25th July, 2019
Three Nigerian authors made the list of 13 people announced in the longlist of the 2019 Booker Prize.
They are Oyinkan Braithwaite, Chigozie Obioma and Bernardine Evaristo.
Bernardine Evaristo, a British-Nigerian, made the list for her eighth book, ‘Girl, Woman, Other’; Chigozie Obioma for his second novel, ‘An Orchestra of Minorities’; and Oyinkan Braithwaite for her Women’s Prize-shortlisted debut novel, ‘My Sister, the Serial Killer.’
The 13 novels were selected from 151 submissions. Also long-listed are former winners: Margaret Atwood for her The Handmaid’s Tale sequel, The Testaments; and Salman Rushdie for Quichotte. The shortlist will be out on September 3, and the winner will be announced on October 14.
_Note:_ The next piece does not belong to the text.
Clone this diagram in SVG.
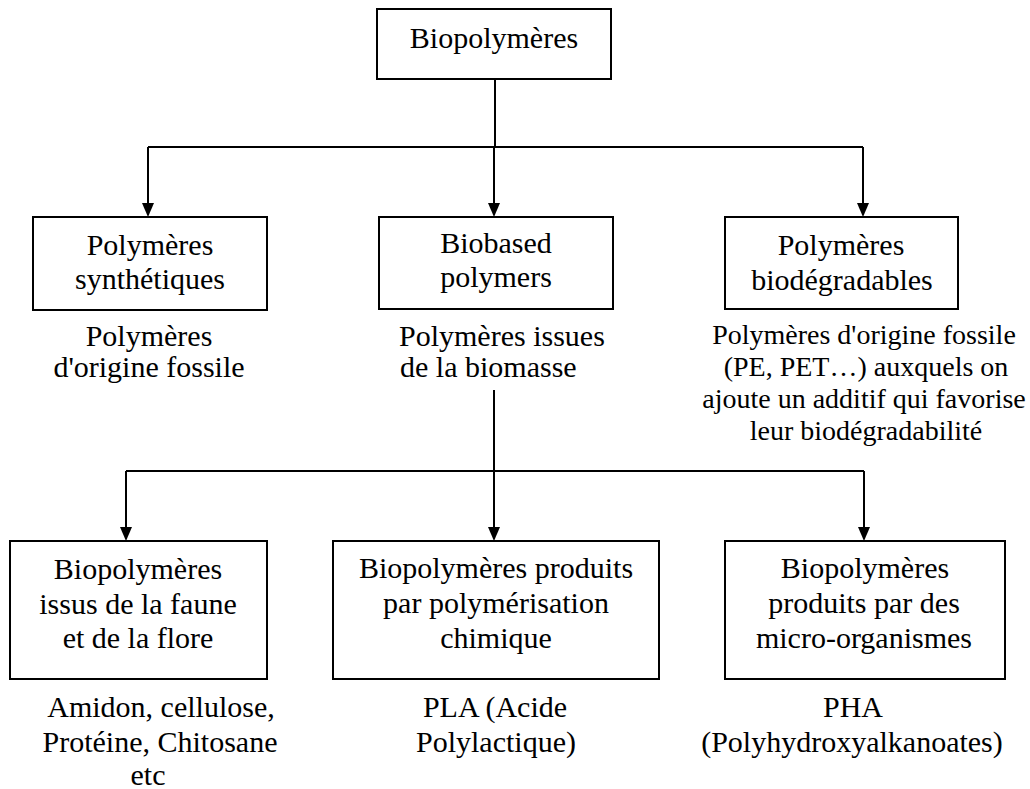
<svg xmlns="http://www.w3.org/2000/svg" width="1030" height="789" viewBox="0 0 1030 789">
<style>
.box{fill:#fff;stroke:#000;stroke-width:2}
.c{fill:none;stroke:#000;stroke-width:2}
.s{text-anchor:start}
.sm{font-size:28px}
</style>
<rect width="1030" height="789" fill="#fff"/>
<g id="connectors">
<path class="c" d="M495,79 V147"/>
<path class="c" d="M148,147 H863"/>
<path class="c" d="M148,147 V203"/>
<path class="c" d="M494,147 V203"/>
<path class="c" d="M863,147 V203"/>
<path d="M142,203 L154,203 L148,217 Z"/>
<path d="M488,203 L500,203 L494,217 Z"/>
<path d="M857,203 L869,203 L863,217 Z"/>
<path class="c" d="M494,390 V527"/>
<path class="c" d="M126,471 H864"/>
<path class="c" d="M126,471 V527"/>
<path class="c" d="M864,471 V527"/>
<path d="M120,527 L132,527 L126,541 Z"/>
<path d="M488,527 L500,527 L494,541 Z"/>
<path d="M858,527 L870,527 L864,541 Z"/>
</g>
<g font-family="Liberation Serif, Times New Roman, serif" font-size="30" text-anchor="middle" fill="#000">
<g id="root">
<rect class="box" x="377" y="9" width="234" height="70"/>
<text x="494" y="48">Biopolymères</text>
</g>
<g id="synth">
<rect class="box" x="33" y="217" width="234" height="93"/>
<text x="150" y="255">Polymères</text>
<text x="150" y="289">synthétiques</text>
<text x="149" y="346">Polymères</text>
<text x="149" y="377">d'origine fossile</text>
</g>
<g id="biobased">
<rect class="box" x="379" y="217" width="234" height="92"/>
<text x="496" y="253">Biobased</text>
<text x="496" y="287">polymers</text>
<text class="s" x="399" y="346">Polymères issues</text>
<text class="s" x="400" y="377">de la biomasse</text>
</g>
<g id="biodeg">
<rect class="box" x="725" y="217" width="233" height="92"/>
<text x="841" y="255">Polymères</text>
<text x="842" y="290">biodégradables</text>
<text class="sm" x="864" y="344">Polymères d'origine fossile</text>
<text class="sm" x="866" y="376">(PE, PET…) auxquels on</text>
<text class="sm" x="864" y="408">ajoute un additif qui favorise</text>
<text class="sm" x="866" y="440">leur biodégradabilité</text>
</g>
<g id="faune">
<rect class="box" x="10" y="541" width="257" height="138"/>
<text x="138" y="579">Biopolymères</text>
<text x="138" y="614">issus de la faune</text>
<text x="138" y="648">et de la flore</text>
<text x="161" y="717">Amidon, cellulose,</text>
<text x="160" y="752">Protéine, Chitosane</text>
<text x="148" y="785">etc</text>
</g>
<g id="chimique">
<rect class="box" x="333" y="541" width="326" height="138"/>
<text x="496" y="578">Biopolymères produits</text>
<text x="496" y="613">par polymérisation</text>
<text x="496" y="648">chimique</text>
<text x="495" y="717">PLA (Acide</text>
<text x="496" y="752">Polylactique)</text>
</g>
<g id="micro">
<rect class="box" x="725" y="541" width="280" height="138"/>
<text x="865" y="578">Biopolymères</text>
<text x="864" y="613">produits par des</text>
<text x="864" y="648">micro-organismes</text>
<text x="853" y="717">PHA</text>
<text x="852" y="752">(Polyhydroxyalkanoates)</text>
</g>
</g>
</svg>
This is the first nomination for Evaristo and Braithwaite, and the second for Obioma, following his 2015 shortlisted debut, The Fishermen. Braithwaite’s nomination makes her the youngest candidate for the £50,000 prize this year.
Gaby Wood, Literary Director, the Booker Prize Foundation, said the longlist showed the incredible range of what was being written today, saying that there were familiar names here writing at the height of their powers, while there were young writers of exceptional imagination and daring.
“There is wit, incisive political thought, stillness and thrill. And there is a plurality that shows the making of literature in English to be a global endeavour,” Wood said.
Former publisher and editor Liz Calder, novelist Xiaolu Guo, musician Joanna MacGregor, writer Afua Hirsch, and Hay Festival director Peter Florence make up the judging panel.